• [Given data]
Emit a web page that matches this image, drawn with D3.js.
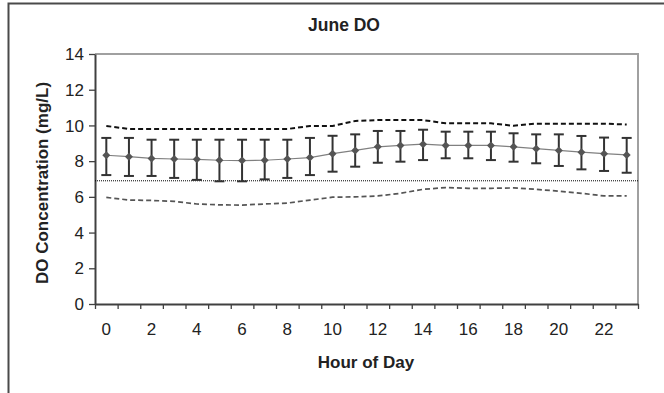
<!DOCTYPE html>
<html><head><meta charset="utf-8">
<script src="https://cdn.jsdelivr.net/npm/d3@7"></script>
<style>body{margin:0;background:#fff;} svg{display:block;}</style>
</head><body>
<script>
const hours = d3.range(0, 24);
const meanDO = [8.33, 8.25, 8.15, 8.12, 8.1, 8.05, 8.03, 8.05, 8.12, 8.2, 8.42, 8.6, 8.8, 8.88, 8.95, 8.88, 8.88, 8.88, 8.8, 8.7, 8.6, 8.5, 8.42, 8.35];
const errHigh = [9.3, 9.3, 9.2, 9.2, 9.2, 9.2, 9.2, 9.2, 9.2, 9.3, 9.42, 9.5, 9.69, 9.69, 9.76, 9.65, 9.65, 9.65, 9.56, 9.5, 9.5, 9.41, 9.32, 9.3];
const errLow = [7.22, 7.17, 7.17, 7.06, 6.95, 6.87, 6.87, 6.98, 7.06, 7.22, 7.41, 7.69, 7.91, 7.97, 8.06, 8.16, 8.16, 8.06, 7.97, 7.88, 7.73, 7.54, 7.45, 7.35];
const maxDO = [9.97, 9.8, 9.8, 9.8, 9.8, 9.8, 9.8, 9.8, 9.8, 9.97, 9.97, 10.25, 10.3, 10.3, 10.3, 10.12, 10.12, 10.12, 9.98, 10.1, 10.1, 10.1, 10.1, 10.05];
const minDO = [5.97, 5.82, 5.8, 5.75, 5.6, 5.55, 5.54, 5.6, 5.65, 5.82, 5.98, 6.0, 6.05, 6.2, 6.42, 6.52, 6.48, 6.48, 6.5, 6.42, 6.32, 6.2, 6.05, 6.05];
const standardDO = 6.9;
const yTicks = [0, 2, 4, 6, 8, 10, 12, 14];
const xTickLabels = [0, 2, 4, 6, 8, 10, 12, 14, 16, 18, 20, 22];

const W = 664, H = 393;
const L = 95, R = 638, T = 54, B = 304;
const svg = d3.select("body").append("svg").attr("width", W).attr("height", H);
const font = "'Liberation Sans', Arial, sans-serif";

// outer border
svg.append("rect").attr("x", 8.5).attr("y", 3.5).attr("width", 700).attr("height", 450)
  .attr("fill", "none").attr("stroke", "#4a4a4a").attr("stroke-width", 2);

const x = d3.scaleBand().domain(hours).range([L, R]).padding(0);
const xEdge = d3.scaleLinear().domain([0, 24]).range([L, R]);
const y = d3.scaleLinear().domain([0, 14]).range([B, T]);
const cx = h => x(h) + x.bandwidth() / 2;

// plot frame top/right
svg.append("path").attr("d", `M${L},${T}H${R}V${B}`).attr("fill", "none")
  .attr("stroke", "#a0a0a0").attr("stroke-width", 2);

// axes
const gx = svg.append("g").attr("transform", `translate(0,${B})`)
  .call(d3.axisBottom(xEdge).tickValues(d3.range(25)).tickFormat("").tickSize(5).tickSizeOuter(0));
const gy = svg.append("g").attr("transform", `translate(${L},0)`)
  .call(d3.axisLeft(y).tickValues(yTicks).tickFormat("").tickSize(6).tickSizeOuter(0));
[gx, gy].forEach(g => {
  g.select(".domain").attr("stroke", "#404040").attr("stroke-width", 2);
  g.selectAll(".tick line").attr("stroke", "#404040").attr("stroke-width", 1.3);
});

// tick labels
svg.append("g").selectAll("text").data(yTicks).join("text")
  .attr("x", 84).attr("y", d => y(d)).attr("dy", "0.36em")
  .attr("text-anchor", "end").attr("font-family", font).attr("font-size", 17).attr("fill", "#222")
  .text(d => d);
svg.append("g").selectAll("text").data(xTickLabels).join("text")
  .attr("x", d => cx(d)).attr("y", 335)
  .attr("text-anchor", "middle").attr("font-family", font).attr("font-size", 17).attr("fill", "#222")
  .text(d => d);

// titles
svg.append("text").attr("x", 344).attr("y", 31).attr("text-anchor", "middle")
  .attr("font-family", font).attr("font-weight", "bold").attr("font-size", 17.5).attr("fill", "#222").text("June DO");
svg.append("text").attr("x", 366).attr("y", 368).attr("text-anchor", "middle")
  .attr("font-family", font).attr("font-weight", "bold").attr("font-size", 17).attr("fill", "#222").text("Hour of Day");
svg.append("text").attr("transform", `translate(48,${(T + B) / 2 + 4}) rotate(-90)`).attr("text-anchor", "middle")
  .attr("font-family", font).attr("font-weight", "bold").attr("font-size", 17).attr("fill", "#222")
  .text("DO Concentration (mg/L)");

// standard dotted line
svg.append("line").attr("x1", L).attr("x2", R).attr("y1", y(standardDO)).attr("y2", y(standardDO))
  .attr("stroke", "#000").attr("stroke-width", 1).attr("stroke-dasharray", "1,1");

// max / min dashed lines
const line = d3.line().x((d, i) => cx(hours[i])).y(d => y(d));
svg.append("path").datum(maxDO).attr("d", line).attr("fill", "none")
  .attr("stroke", "#111").attr("stroke-width", 2).attr("stroke-dasharray", "5,3");
svg.append("path").datum(minDO).attr("d", line).attr("fill", "none")
  .attr("stroke", "#555").attr("stroke-width", 1.7).attr("stroke-dasharray", "5,3");

// mean line
svg.append("path").datum(meanDO).attr("d", line).attr("fill", "none")
  .attr("stroke", "#808080").attr("stroke-width", 1.2);

// error bars
const eb = svg.append("g").attr("stroke", "#333").attr("stroke-width", 2);
eb.selectAll("line.v").data(hours).join("line").attr("class", "v")
  .attr("x1", d => cx(d)).attr("x2", d => cx(d))
  .attr("y1", (d, i) => y(errHigh[i])).attr("y2", (d, i) => y(errLow[i]));
eb.selectAll("line.t").data(hours).join("line").attr("class", "t")
  .attr("x1", d => cx(d) - 5).attr("x2", d => cx(d) + 5)
  .attr("y1", (d, i) => y(errHigh[i])).attr("y2", (d, i) => y(errHigh[i]));
eb.selectAll("line.b").data(hours).join("line").attr("class", "b")
  .attr("x1", d => cx(d) - 5).attr("x2", d => cx(d) + 5)
  .attr("y1", (d, i) => y(errLow[i])).attr("y2", (d, i) => y(errLow[i]));

// markers
svg.append("g").selectAll("path").data(hours).join("path")
  .attr("transform", (d, i) => `translate(${cx(d)},${y(meanDO[i])})`)
  .attr("d", "M0,-4L4,0L0,4L-4,0Z").attr("fill", "#555");
</script>
</body></html>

• [Problem to solve]
Reproduce the material word for word. Any pictures should be left out of the copy.

• [Output below]
Emit a web page that matches this image, drawn with D3.js.
<!DOCTYPE html>
<html><head><meta charset="utf-8">
<script src="https://cdn.jsdelivr.net/npm/d3@7"></script>
<style>body{margin:0;background:#fff;} svg{display:block;}</style>
</head><body>
<script>
const hours = d3.range(0, 24);
const meanDO = [8.33, 8.25, 8.15, 8.12, 8.1, 8.05, 8.03, 8.05, 8.12, 8.2, 8.42, 8.6, 8.8, 8.88, 8.95, 8.88, 8.88, 8.88, 8.8, 8.7, 8.6, 8.5, 8.42, 8.35];
const errHigh = [9.3, 9.3, 9.2, 9.2, 9.2, 9.2, 9.2, 9.2, 9.2, 9.3, 9.42, 9.5, 9.69, 9.69, 9.76, 9.65, 9.65, 9.65, 9.56, 9.5, 9.5, 9.41, 9.32, 9.3];
const errLow = [7.22, 7.17, 7.17, 7.06, 6.95, 6.87, 6.87, 6.98, 7.06, 7.22, 7.41, 7.69, 7.91, 7.97, 8.06, 8.16, 8.16, 8.06, 7.97, 7.88, 7.73, 7.54, 7.45, 7.35];
const maxDO = [9.97, 9.8, 9.8, 9.8, 9.8, 9.8, 9.8, 9.8, 9.8, 9.97, 9.97, 10.25, 10.3, 10.3, 10.3, 10.12, 10.12, 10.12, 9.98, 10.1, 10.1, 10.1, 10.1, 10.05];
const minDO = [5.97, 5.82, 5.8, 5.75, 5.6, 5.55, 5.54, 5.6, 5.65, 5.82, 5.98, 6.0, 6.05, 6.2, 6.42, 6.52, 6.48, 6.48, 6.5, 6.42, 6.32, 6.2, 6.05, 6.05];
const standardDO = 6.9;
const yTicks = [0, 2, 4, 6, 8, 10, 12, 14];
const xTickLabels = [0, 2, 4, 6, 8, 10, 12, 14, 16, 18, 20, 22];

const W = 664, H = 393;
const L = 95, R = 638, T = 54, B = 304;
const svg = d3.select("body").append("svg").attr("width", W).attr("height", H);
const font = "'Liberation Sans', Arial, sans-serif";

// outer border
svg.append("rect").attr("x", 8.5).attr("y", 3.5).attr("width", 700).attr("height", 450)
  .attr("fill", "none").attr("stroke", "#4a4a4a").attr("stroke-width", 2);

const x = d3.scaleBand().domain(hours).range([L, R]).padding(0);
const xEdge = d3.scaleLinear().domain([0, 24]).range([L, R]);
const y = d3.scaleLinear().domain([0, 14]).range([B, T]);
const cx = h => x(h) + x.bandwidth() / 2;

// plot frame top/right
svg.append("path").attr("d", `M${L},${T}H${R}V${B}`).attr("fill", "none")
  .attr("stroke", "#a0a0a0").attr("stroke-width", 2);

// axes
const gx = svg.append("g").attr("transform", `translate(0,${B})`)
  .call(d3.axisBottom(xEdge).tickValues(d3.range(25)).tickFormat("").tickSize(5).tickSizeOuter(0));
const gy = svg.append("g").attr("transform", `translate(${L},0)`)
  .call(d3.axisLeft(y).tickValues(yTicks).tickFormat("").tickSize(6).tickSizeOuter(0));
[gx, gy].forEach(g => {
  g.select(".domain").attr("stroke", "#404040").attr("stroke-width", 2);
  g.selectAll(".tick line").attr("stroke", "#404040").attr("stroke-width", 1.3);
});

// tick labels
svg.append("g").selectAll("text").data(yTicks).join("text")
  .attr("x", 84).attr("y", d => y(d)).attr("dy", "0.36em")
  .attr("text-anchor", "end").attr("font-family", font).attr("font-size", 17).attr("fill", "#222")
  .text(d => d);
svg.append("g").selectAll("text").data(xTickLabels).join("text")
  .attr("x", d => cx(d)).attr("y", 335)
  .attr("text-anchor", "middle").attr("font-family", font).attr("font-size", 17).attr("fill", "#222")
  .text(d => d);

// titles
svg.append("text").attr("x", 344).attr("y", 31).attr("text-anchor", "middle")
  .attr("font-family", font).attr("font-weight", "bold").attr("font-size", 17.5).attr("fill", "#222").text("June DO");
svg.append("text").attr("x", 366).attr("y", 368).attr("text-anchor", "middle")
  .attr("font-family", font).attr("font-weight", "bold").attr("font-size", 17).attr("fill", "#222").text("Hour of Day");
svg.append("text").attr("transform", `translate(48,${(T + B) / 2 + 4}) rotate(-90)`).attr("text-anchor", "middle")
  .attr("font-family", font).attr("font-weight", "bold").attr("font-size", 17).attr("fill", "#222")
  .text("DO Concentration (mg/L)");

// standard dotted line
svg.append("line").attr("x1", L).attr("x2", R).attr("y1", y(standardDO)).attr("y2", y(standardDO))
  .attr("stroke", "#000").attr("stroke-width", 1).attr("stroke-dasharray", "1,1");

// max / min dashed lines
const line = d3.line().x((d, i) => cx(hours[i])).y(d => y(d));
svg.append("path").datum(maxDO).attr("d", line).attr("fill", "none")
  .attr("stroke", "#111").attr("stroke-width", 2).attr("stroke-dasharray", "5,3");
svg.append("path").datum(minDO).attr("d", line).attr("fill", "none")
  .attr("stroke", "#555").attr("stroke-width", 1.7).attr("stroke-dasharray", "5,3");

// mean line
svg.append("path").datum(meanDO).attr("d", line).attr("fill", "none")
  .attr("stroke", "#808080").attr("stroke-width", 1.2);

// error bars
const eb = svg.append("g").attr("stroke", "#333").attr("stroke-width", 2);
eb.selectAll("line.v").data(hours).join("line").attr("class", "v")
  .attr("x1", d => cx(d)).attr("x2", d => cx(d))
  .attr("y1", (d, i) => y(errHigh[i])).attr("y2", (d, i) => y(errLow[i]));
eb.selectAll("line.t").data(hours).join("line").attr("class", "t")
  .attr("x1", d => cx(d) - 5).attr("x2", d => cx(d) + 5)
  .attr("y1", (d, i) => y(errHigh[i])).attr("y2", (d, i) => y(errHigh[i]));
eb.selectAll("line.b").data(hours).join("line").attr("class", "b")
  .attr("x1", d => cx(d) - 5).attr("x2", d => cx(d) + 5)
  .attr("y1", (d, i) => y(errLow[i])).attr("y2", (d, i) => y(errLow[i]));

// markers
svg.append("g").selectAll("path").data(hours).join("path")
  .attr("transform", (d, i) => `translate(${cx(d)},${y(meanDO[i])})`)
  .attr("d", "M0,-4L4,0L0,4L-4,0Z").attr("fill", "#555");
</script>
</body></html>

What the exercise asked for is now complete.